If the input data are point-in-time values, the result value of each output observation equals the input value for a selected input observation determined by the OBSERVED= attribute. For example, suppose METHOD=AGGREGATE, FROM=MONTH, and TO=YEAR are specified. For OBSERVED=BEGINNING series, January observations are selected as the annual values. For OBSERVED=MIDDLE series, July observations are selected as the annual values. For OBSERVED=END series, December observations are selected as the annual values. If the selected value is missing, the output annual value is missing.
The AGGREGATE method can be used only when the FROM= intervals are nested within the TO= intervals. For example, you can use METHOD=AGGREGATE when FROM=MONTH and TO=QTR because months are nested within quarters. You cannot use METHOD=AGGREGATE when FROM=WEEK and TO=QTR because weeks are not nested within quarters.
In addition, the AGGREGATE method cannot convert between point-in-time data and interval total or average data. Conversions between TOTAL and AVERAGE data are allowed, but conversions between BEGINNING, MIDDLE, and END are not.
Missing input values produce missing result values for METHOD=AGGREGATE. However, gaps in the sequence of input observations are not allowed. For example, if FROM=MONTH, you may have a missing value for a variable in an observation for a given February.
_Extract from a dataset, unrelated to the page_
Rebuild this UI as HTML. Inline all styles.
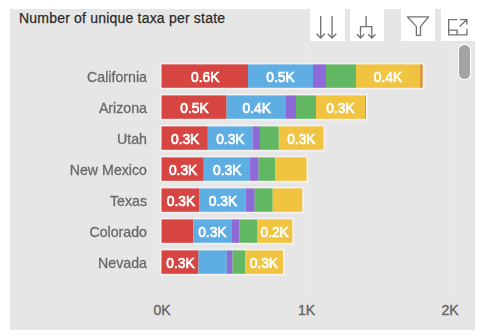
<!DOCTYPE html>
<html><head><meta charset="utf-8"><style>
html,body{margin:0;padding:0;width:480px;height:336px;overflow:hidden;background:#fff;}
#wrap{position:absolute;left:0;top:0;width:480px;height:336px;filter:blur(0.45px);}
#panel{position:absolute;left:10px;top:9px;width:465px;height:321px;background:#e6e6e6;}
.abs{position:absolute;left:0;top:0;}
#title{position:absolute;left:19px;top:9.5px;font-family:"Liberation Sans",sans-serif;font-size:14px;letter-spacing:0.2px;line-height:16px;color:#2a2a2a;-webkit-text-stroke:0.25px #2a2a2a;white-space:nowrap;}
.cat{position:absolute;left:0;width:147px;height:23.4px;line-height:23.4px;margin-top:1.6px;text-align:right;font-family:"Liberation Sans",sans-serif;font-size:14.2px;color:#6a6a6a;-webkit-text-stroke:0.3px #6a6a6a;white-space:nowrap;}
.lab{position:absolute;height:23.4px;line-height:23.4px;text-align:center;font-family:"Liberation Sans",sans-serif;font-weight:normal;font-size:14.5px;color:#fff;-webkit-text-stroke:0.7px #fff;white-space:nowrap;}
.lab{transform:translateY(2.4px) scaleX(0.95);}
.halo{fill:none;stroke:rgba(255,250,248,0.6);stroke-width:3.4;}
.ax{position:absolute;top:301.5px;width:40px;text-align:center;font-family:"Liberation Sans",sans-serif;font-size:14px;line-height:16px;color:#666;-webkit-text-stroke:0.4px #666;}
.ib{position:absolute;top:0;height:41px;background:#fff;}
#thumb{position:absolute;left:458.5px;top:45px;width:11px;height:34px;border-radius:6px;background:#a3a3a3;box-shadow:0 0 0 1.2px #fbfbfb;}
</style></head><body><div id="wrap">
<div id="panel"></div>
<div id="title">Number of unique taxa per state</div>
<svg class="abs" width="480" height="336" viewBox="0 0 480 336">
<path d="M306.5 44V296M450.5 44V296" stroke="rgba(255,255,255,0.18)" stroke-width="2"/>
<rect class="halo" x="161.5" y="64.40" width="261.30" height="23.4"/>
<rect x="161.5" y="64.40" width="86.50" height="23.4" fill="#d64541"/>
<rect x="248" y="64.40" width="65.00" height="23.4" fill="#5faee3"/>
<rect x="313" y="64.40" width="13.00" height="23.4" fill="#8e6ad8"/>
<rect x="326" y="64.40" width="30.00" height="23.4" fill="#62b862"/>
<rect x="356" y="64.40" width="64.00" height="23.4" fill="#f0c340"/>
<rect x="420" y="64.40" width="2.80" height="23.4" fill="#d99a48"/>
<rect class="halo" x="161.5" y="95.40" width="204.50" height="23.4"/>
<rect x="161.5" y="95.40" width="65.10" height="23.4" fill="#d64541"/>
<rect x="226.6" y="95.40" width="59.40" height="23.4" fill="#5faee3"/>
<rect x="286" y="95.40" width="10.00" height="23.4" fill="#8e6ad8"/>
<rect x="296" y="95.40" width="20.00" height="23.4" fill="#62b862"/>
<rect x="316" y="95.40" width="49.00" height="23.4" fill="#f0c340"/>
<rect x="365" y="95.40" width="1.00" height="23.4" fill="#d99a48"/>
<rect class="halo" x="161.5" y="126.40" width="162.00" height="23.4"/>
<rect x="161.5" y="126.40" width="46.30" height="23.4" fill="#d64541"/>
<rect x="207.8" y="126.40" width="44.70" height="23.4" fill="#5faee3"/>
<rect x="252.5" y="126.40" width="7.50" height="23.4" fill="#8e6ad8"/>
<rect x="260" y="126.40" width="18.80" height="23.4" fill="#62b862"/>
<rect x="278.8" y="126.40" width="44.70" height="23.4" fill="#f0c340"/>
<rect class="halo" x="161.5" y="157.40" width="145.10" height="23.4"/>
<rect x="161.5" y="157.40" width="42.20" height="23.4" fill="#d64541"/>
<rect x="203.7" y="157.40" width="46.40" height="23.4" fill="#5faee3"/>
<rect x="250.1" y="157.40" width="8.50" height="23.4" fill="#8e6ad8"/>
<rect x="258.6" y="157.40" width="16.40" height="23.4" fill="#62b862"/>
<rect x="275" y="157.40" width="31.60" height="23.4" fill="#f0c340"/>
<rect class="halo" x="161.5" y="188.40" width="140.80" height="23.4"/>
<rect x="161.5" y="188.40" width="38.00" height="23.4" fill="#d64541"/>
<rect x="199.5" y="188.40" width="46.10" height="23.4" fill="#5faee3"/>
<rect x="245.6" y="188.40" width="9.10" height="23.4" fill="#8e6ad8"/>
<rect x="254.7" y="188.40" width="18.00" height="23.4" fill="#62b862"/>
<rect x="272.7" y="188.40" width="29.60" height="23.4" fill="#f0c340"/>
<rect class="halo" x="161.5" y="219.40" width="130.80" height="23.4"/>
<rect x="161.5" y="219.40" width="31.80" height="23.4" fill="#d64541"/>
<rect x="193.3" y="219.40" width="38.70" height="23.4" fill="#5faee3"/>
<rect x="232" y="219.40" width="7.60" height="23.4" fill="#8e6ad8"/>
<rect x="239.6" y="219.40" width="17.40" height="23.4" fill="#62b862"/>
<rect x="257" y="219.40" width="35.30" height="23.4" fill="#f0c340"/>
<rect class="halo" x="161.5" y="250.40" width="121.50" height="23.4"/>
<rect x="161.5" y="250.40" width="37.00" height="23.4" fill="#d64541"/>
<rect x="198.5" y="250.40" width="28.30" height="23.4" fill="#5faee3"/>
<rect x="226.8" y="250.40" width="5.70" height="23.4" fill="#8e6ad8"/>
<rect x="232.5" y="250.40" width="12.80" height="23.4" fill="#62b862"/>
<rect x="245.3" y="250.40" width="37.70" height="23.4" fill="#f0c340"/>
</svg>
<div class="cat" style="top:64.4px">California</div>
<div class="lab" style="left:161.5px;top:64.4px;width:86.50px">0.6K</div>
<div class="lab" style="left:248px;top:64.4px;width:65.00px">0.5K</div>
<div class="lab" style="left:356px;top:64.4px;width:64.00px">0.4K</div>
<div class="cat" style="top:95.4px">Arizona</div>
<div class="lab" style="left:161.5px;top:95.4px;width:65.10px">0.5K</div>
<div class="lab" style="left:226.6px;top:95.4px;width:59.40px">0.4K</div>
<div class="lab" style="left:316px;top:95.4px;width:49.00px">0.3K</div>
<div class="cat" style="top:126.4px">Utah</div>
<div class="lab" style="left:161.5px;top:126.4px;width:46.30px">0.3K</div>
<div class="lab" style="left:207.8px;top:126.4px;width:44.70px">0.3K</div>
<div class="lab" style="left:278.8px;top:126.4px;width:44.70px">0.3K</div>
<div class="cat" style="top:157.4px">New Mexico</div>
<div class="lab" style="left:161.5px;top:157.4px;width:42.20px">0.3K</div>
<div class="lab" style="left:203.7px;top:157.4px;width:46.40px">0.3K</div>
<div class="cat" style="top:188.4px">Texas</div>
<div class="lab" style="left:161.5px;top:188.4px;width:38.00px">0.3K</div>
<div class="lab" style="left:199.5px;top:188.4px;width:46.10px">0.3K</div>
<div class="cat" style="top:219.4px">Colorado</div>
<div class="lab" style="left:193.3px;top:219.4px;width:38.70px">0.3K</div>
<div class="lab" style="left:257px;top:219.4px;width:35.30px">0.2K</div>
<div class="cat" style="top:250.4px">Nevada</div>
<div class="lab" style="left:161.5px;top:250.4px;width:37.00px">0.3K</div>
<div class="lab" style="left:245.3px;top:250.4px;width:37.70px">0.3K</div>
<div class="ax" style="left:142px">0K</div>
<div class="ax" style="left:286.5px">1K</div>
<div class="ax" style="left:430px">2K</div>
<div class="ib" style="left:310px;width:34.5px"></div>
<div class="ib" style="left:350px;width:34px"></div>
<div class="ib" style="left:401px;width:34px"></div>
<div class="ib" style="left:441px;width:34.5px"></div>
<svg class="abs" width="480" height="60" viewBox="0 0 480 60" fill="none" stroke="#747474" stroke-width="1.35">
 <path d="M320.7 16V38M316.5 33.8l4.2 4.2 4.2-4.2M332.1 16V38M327.9 33.8l4.2 4.2 4.2-4.2"/>
 <path d="M366.1 16V26.6M360.5 38V26.6H371.8V38M356.9 34.2l3.6 3.8 3.6-3.8M368.2 34.2l3.6 3.8 3.6-3.8"/>
 <path stroke-linejoin="round" d="M407.4 16.8H428.6L420.5 26.6V35.3H416.4V26.6Z"/>
 <path d="M457.4 19.6H448.7V34.9H466.9V28.7M448.7 30.1H457.1V34.9M459.7 26.5L466.9 19.6M460 19.6H466.9V24.6"/>
</svg>
<div id="thumb"></div>
</div></body></html>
But if an observation for January is followed by an observation for March, there is a gap in the data, and METHOD=AGGREGATE cannot be used.
When the AGGREGATE method is used, there is no interpolating curve, and therefore the EXTRAPOLATE option is not allowed.
Alternate methods for aggregating or accumulating time series data are supported by the TIMESERIES procedure. See Chapter 33: The TIMESERIES Procedure, for more information.
The option METHOD=NONE specifies that no interpolation be performed. This option is normally used in conjunction with the TRANSFORMIN= or TRANSFORMOUT= option.
When METHOD=NONE is specified, there is no difference between the TRANSFORMIN= and TRANSFORMOUT= options; if both are specified, the TRANSFORMIN= operations are performed first, followed by the TRANSFORMOUT= operations. TRANSFORM= can be used as an abbreviation for TRANSFORMIN=. METHOD=NONE cannot be used when frequency conversion is specified.